Glasgow, often grim and rainy, and with a reputation for a rough side it tries hard to live down, may seem like an unlikely place for young artists to flourish, but they have. There is a can-do attitude, an outward looking and ambitious sensibility. “I think Glasgow has developed in parallel with a lot of other cities in the UK but perhaps stayed under the radar a bit nationally and internationally, mainly due to being geographically isolated, relatively speaking,” says Mike Grieve, Sub Club’s Managing Director. “Going back to the early days, apart from Manchester, I would say that Glasgow was on the House music scene before any of the other major cities in the UK.”

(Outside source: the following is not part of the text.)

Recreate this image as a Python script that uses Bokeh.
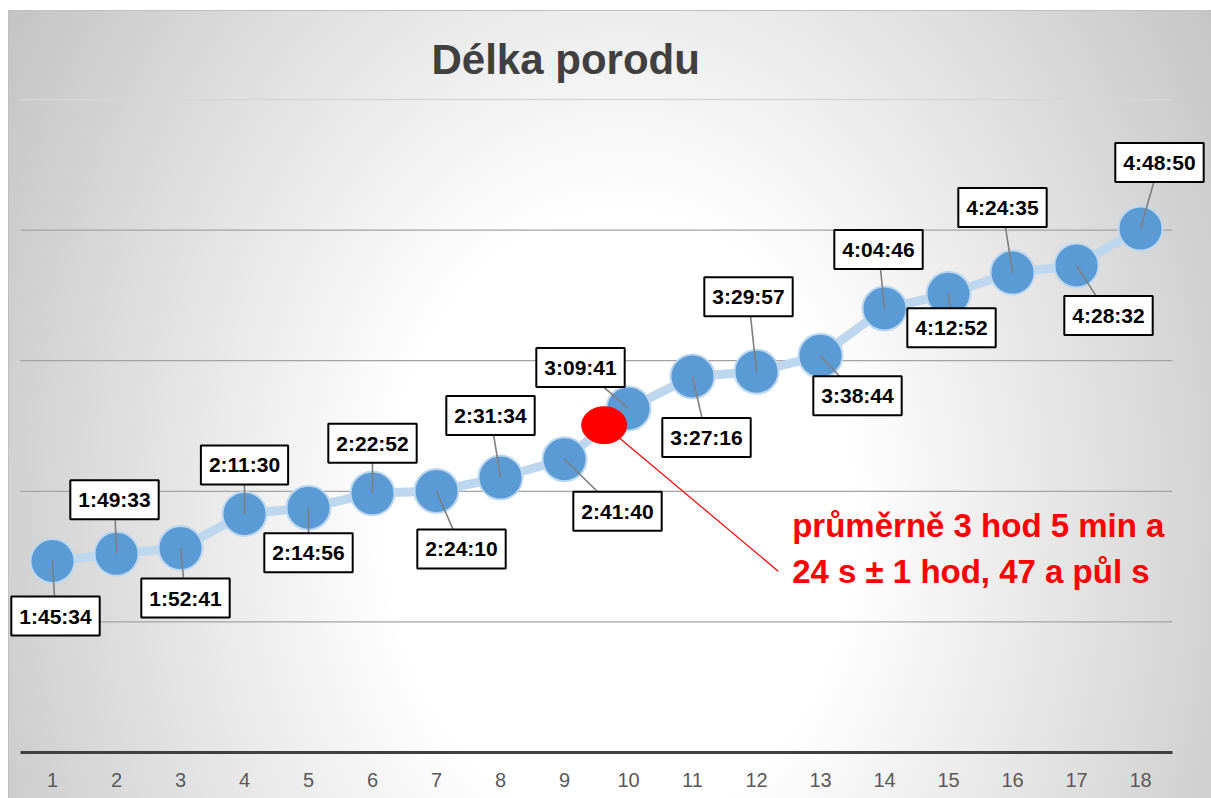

If you want join the party, go to Sub Club, Mono, Stereo, Nice ’N’ Sleazy’s, La Cheetah Club to start with. As Managing Director and a founding member of LuckyMe, Martyn Flyn happily pushes artists outside the label, showing again how Glasgow’s open nature powers a hive of activity. He says DJ and producer, Nightwave, a.k.a., Maya Medvesek, is one to watch. She runs her own label and started up a club night just over a year ago. “I started Nightrave at La Cheetah Club about a year ago hoping to bring a bit of variety to Glasgow – we play more ghetto house, juke, grime and hip hop and I also felt Glasgow needed a female promoter-fronted club night. The one sad thing here is that women in music are noted by their absence, I’d love to get more girls into making music and DJing,” says Madvesek. Originally from Slovenia, Medvesek says she used to sneak out to clubs when she was a teen, then moved to London twelve years ago on her own. Tired of the expensive London lifestyle, she moved to Scotland two years ago. “The passion for electronic music in Glasgow is incredibly strong and there is a great community of like-minded people, not only artists but also an engaged audience that will pay to see underground music. I go and DJ all over the world but Glasgow is my favorite place to play – either La Cheetah or Sub Club. Nothing compares to the energy of those two clubs,” Medvesek passionately details. “People are really open and approachable here, everyone just sticking together because they absolutely live and breathe music. I think people share and collaborate a lot – Glasgow is not known for its fine weather so making music makes sense when you’re stuck inside most of the time.” She is finishing off her next EP for her label Heka Trax, out in November.
The DJ scene can breed pumped-up egos and competitiveness, but in Glasgow, it goes beyond that, with confidence. “I don’t think anyone ever set out with the specific objective of nurturing talent – it’s always been about the party for us and so talented local DJs have naturally gravitated towards the Sub Club,” says Mike Grieve. “The scene that we exist within has always been forward thinking and there has always been exciting new music being made,” says Harri of Subculture. “When the dust settles we will hopefully still be here. Later this year we hope to do a Sub Club label and then who knows, world domination?”